━━ SUPPLIED MATERIAL

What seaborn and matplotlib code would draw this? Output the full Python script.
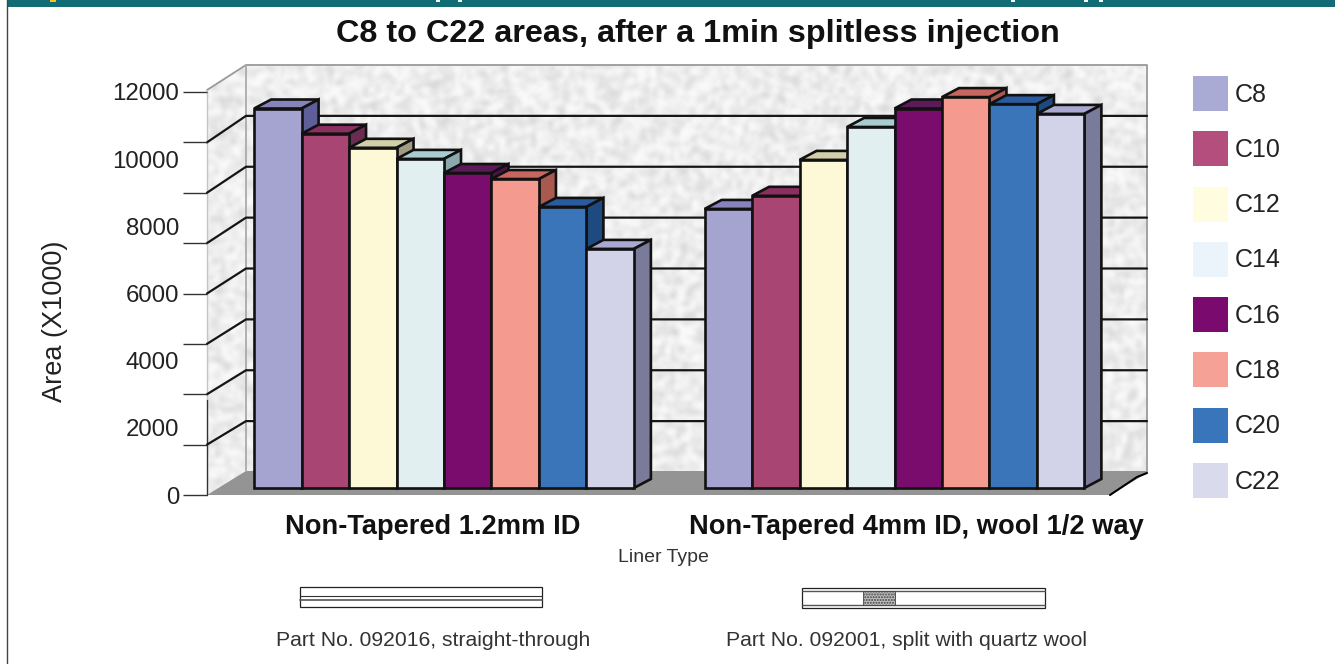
'''C8 to C22 areas, barras com aparencia 3D'''

import numpy as np
import pandas as pd
import matplotlib
matplotlib.use('Agg')
import matplotlib.pyplot as plt
from matplotlib.patches import Polygon, Rectangle, Patch
import seaborn as sns

sns.set_theme(style='white')
plt.rcParams['font.family'] = ['Liberation Sans', 'DejaVu Sans']

# dados =======================================================================
liners = ['Non-Tapered 1.2mm ID', 'Non-Tapered 4mm ID, wool 1/2 way']
compostos = ['C8', 'C10', 'C12', 'C14', 'C16', 'C18', 'C20', 'C22']
area_liner_1 = [11300, 10550, 10130, 9800, 9380, 9200, 8370, 7120]
area_liner_2 = [8310, 8700, 9770, 10750, 11300, 11640, 11430, 11140]
y_labels = [0, 2000, 4000, 6000, 8000, 10000, 12000]
y_ticks = [0, 1500, 3000, 4500, 6000, 7500, 9000, 10500, 12000]
pecas = ['Part No. 092016, straight-through', 'Part No. 092001, split with quartz wool']

cor_frente = ['#a5a3d0', '#a84573', '#fdf8d5', '#e2eff1', '#7a0c6e', '#f49a8e', '#3a74b9', '#d2d3e8']
cor_topo = ['#8583ba', '#8a2f60', '#d2ceaa', '#a8cdd0', '#5c1a58', '#c8655e', '#2a5aa0', '#a9a8d0']
cor_lado = ['#5e5f9a', '#6a2c50', '#a09c84', '#8ba8ac', '#4f1248', '#a85a50', '#1f4a80', '#7a7a9a']
cor_legenda = ['#aaabd4', '#b44e7c', '#fffce0', '#ecf4fb', '#7b0a6e', '#f5a195', '#3875bb', '#d9daec']

df = pd.DataFrame({
    'liner': [liners[0]] * 8 + [liners[1]] * 8,
    'composto': compostos * 2,
    'area': area_liner_1 + area_liner_2,
})

W, H = 1335, 664
fig = plt.figure(figsize=(W / 100, H / 100), dpi=100, facecolor='white')

# fundo em coordenadas de pixel ===============================================
bg = fig.add_axes([0, 0, 1, 1], zorder=0)
bg.set_xlim(0, W)
bg.set_ylim(H, 0)
bg.axis('off')

bg.add_patch(Rectangle((7, 0), W - 7, 7, color='#116c75', lw=0))
bg.plot([7, 7], [0, H], color='#444444', lw=1)
bg.add_patch(Rectangle((50, 0), 6, 1.5, color='#f5c518', lw=0))
for x in [436, 458, 1011, 1084, 1099]:
    bg.add_patch(Rectangle((x, 0), 4, 1.5, color='white', lw=0))

# textura da parede (ruido por hash, nao e dado)
yy, xx = np.mgrid[0:147, 0:320]
ruido = np.sin(xx * 12.9898 + yy * 78.233) * 43758.5453
ruido = ruido - np.floor(ruido)
ruido = (ruido + np.roll(ruido, 1, 0) + np.roll(ruido, -1, 0) + np.roll(ruido, 1, 1) + np.roll(ruido, -1, 1)) / 5
ruido = (ruido - ruido.mean()) / ruido.std()
textura = np.clip(237 + ruido * 8, 212, 250)
img = bg.imshow(textura, extent=(200, 1160, 500, 60), cmap='gray', vmin=0, vmax=255,
                aspect='auto', zorder=1, interpolation='bicubic')
parede = Polygon([(207, 90), (246, 65), (1147, 65), (1147, 472), (246, 472), (207, 495)],
                 transform=bg.transData, fc='none', ec='none')
bg.add_patch(parede)
img.set_clip_path(parede)
bg.set_xlim(0, W)
bg.set_ylim(H, 0)

bg.add_patch(Polygon([(207, 495), (246, 471), (1147, 471), (1147, 473), (1110, 495)],
                     fc='#949494', ec='none', zorder=2))
bg.plot([207, 246, 1147, 1147], [90, 65, 65, 472], color='#9a9a9a', lw=1.3, zorder=3)
bg.plot([246, 246], [65, 471], color='#aaaaaa', lw=1.3, zorder=3)
bg.plot([207, 207], [90, 400], color='#c4c4c4', lw=1, zorder=3)
bg.plot([207, 207], [400, 495], color='#333333', lw=1, zorder=3)
bg.plot([1110, 1137, 1147], [495, 477, 473], color='black', lw=1.5, zorder=3)

# grades de 1500 em 1500 na parede
for v in y_ticks[1:-1]:
    y_f = 495 - v * 403 / 12000
    y_b = 472 - v * 407 / 12000
    bg.plot([207, 246, 1147], [y_f, y_b, y_b], color='#151515', lw=1.6, zorder=3)

# barras ======================================================================
ax = fig.add_axes([0, 0, 1, 1], zorder=2)
ax.patch.set_alpha(0)
sns.barplot(data=df, x='liner', y='area', hue='composto', order=liners, hue_order=compostos,
            palette=cor_frente, width=0.843, gap=0, dodge=True, legend=False, saturation=1,
            edgecolor='#111111', linewidth=1.9, errorbar=None, ax=ax)

px_x = 1 / 450.5
px_y = 12000 / 403
ax.set_xlim(-444 * px_x, (W - 444) * px_x)
ax.set_ylim(-(H - 488) * px_y, 488 * px_y)
ax.set_axis_off()

# faces de cima e do lado, da esquerda para a direita
dx, dy = 17 * px_x, 9 * px_y
barras = sorted(ax.patches, key=lambda b: b.get_x())
for i, b in enumerate(barras):
    k = i % 8
    x0, x1, h = b.get_x(), b.get_x() + b.get_width(), b.get_height()
    b.set_zorder(10 + i * 2 + 1)
    ax.add_patch(Polygon([(x0, h), (x0 + dx, h + dy), (x1 + dx, h + dy), (x1, h)],
                         fc=cor_topo[k], ec='#111111', lw=1.9, zorder=10 + i * 2))
    ax.add_patch(Polygon([(x1, 0), (x1 + dx, dy), (x1 + dx, h + dy), (x1, h)],
                         fc=cor_lado[k], ec='#111111', lw=1.9, zorder=10 + i * 2))

# eixo y ======================================================================
ax_y = fig.add_axes([207 / W, 1 - 495 / H, 0.001, 403 / H], zorder=1)
ax_y.patch.set_alpha(0)
ax_y.set_ylim(0, 12000)
ax_y.set_xticks([])
for s in ax_y.spines.values():
    s.set_visible(False)
ax_y.yaxis.remove_overlapping_locs = False
ax_y.set_yticks(y_labels)
ax_y.set_yticklabels([str(v) for v in y_labels])
ax_y.set_yticks(y_ticks, minor=True)
ax_y.tick_params(axis='y', which='major', length=0, pad=20, labelsize=17.3, labelcolor='#222222')
ax_y.tick_params(axis='y', which='minor', left=True, length=17, width=1, color='#333333')
fig.text(55 / W, 1 - 321 / H, 'Area (X1000)', rotation=90, ha='center', va='center',
         fontsize=19.5, color='#222222')

# textos ======================================================================
fig.text(698 / W, 1 - 34 / H, 'C8 to C22 areas, after a 1min splitless injection',
         ha='center', va='center', fontsize=23.3, fontweight='bold', color='#111111')
fig.text(433 / W, 1 - 527 / H, liners[0], ha='center', va='center', fontsize=19.6,
         fontweight='bold', color='#111111')
fig.text(916 / W, 1 - 527 / H, liners[1], ha='center', va='center', fontsize=19.6,
         fontweight='bold', color='#111111')
fig.text(663 / W, 1 - 558 / H, 'Liner Type', ha='center', va='center', fontsize=14, color='#333333')
fig.text(433 / W, 1 - 640 / H, pecas[0], ha='center', va='center', fontsize=15.2, color='#333333')
fig.text(907 / W, 1 - 640 / H, pecas[1], ha='center', va='center', fontsize=15.2, color='#333333')

# desenhos dos liners
bg.add_patch(Rectangle((300, 587), 242, 20, fc='white', ec='#222222', lw=0.9, zorder=3))
bg.plot([300, 542], [595.5, 595.5], color='#333333', lw=0.8, zorder=4)
bg.plot([300, 542], [600, 600], color='#555555', lw=1.2, zorder=4)
bg.add_patch(Rectangle((802, 588), 243, 20, fc='white', ec='#222222', lw=0.9, zorder=3))
bg.plot([802, 1045], [591, 591], color='#555555', lw=1.0, zorder=4)
bg.plot([802, 1045], [604.5, 604.5], color='#555555', lw=1.0, zorder=4)
bg.add_patch(Rectangle((863, 591), 32, 14, fc='#bdbdbd', ec='#444444', lw=0.6, hatch='......', zorder=5))

# legenda =====================================================================
fs = 18
fs_px = fs * 100 / 72
alt = (35 / fs_px - 0.245) / 0.65
handles = [Patch(fc=c, ec='none') for c in cor_legenda]
ax.legend(handles, compostos, loc='upper left', bbox_to_anchor=(1193 / W, 1 - 76 / H), bbox_transform=fig.transFigure,
          frameon=False, fontsize=fs, handlelength=35 / fs_px, handleheight=alt,
          labelspacing=(55.3 - 35) / fs_px, handletextpad=7 / fs_px, borderpad=0, borderaxespad=0,
          labelcolor='#222222')

fig.savefig('out.png', dpi=100)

━━━━

» **THE PROBLEM**:
Return nothing but the lines running from the start of the data to the line with "plt.rcParams['font.family'] = ['Liberation", please, both ends included and no pictures.

» **ANSWER TO THE TASK**:
What seaborn and matplotlib code would draw this? Output the full Python script.
'''C8 to C22 areas, barras com aparencia 3D'''

import numpy as np
import pandas as pd
import matplotlib
matplotlib.use('Agg')
import matplotlib.pyplot as plt
from matplotlib.patches import Polygon, Rectangle, Patch
import seaborn as sns

sns.set_theme(style='white')
plt.rcParams['font.family'] = ['Liberation Sans', 'DejaVu Sans']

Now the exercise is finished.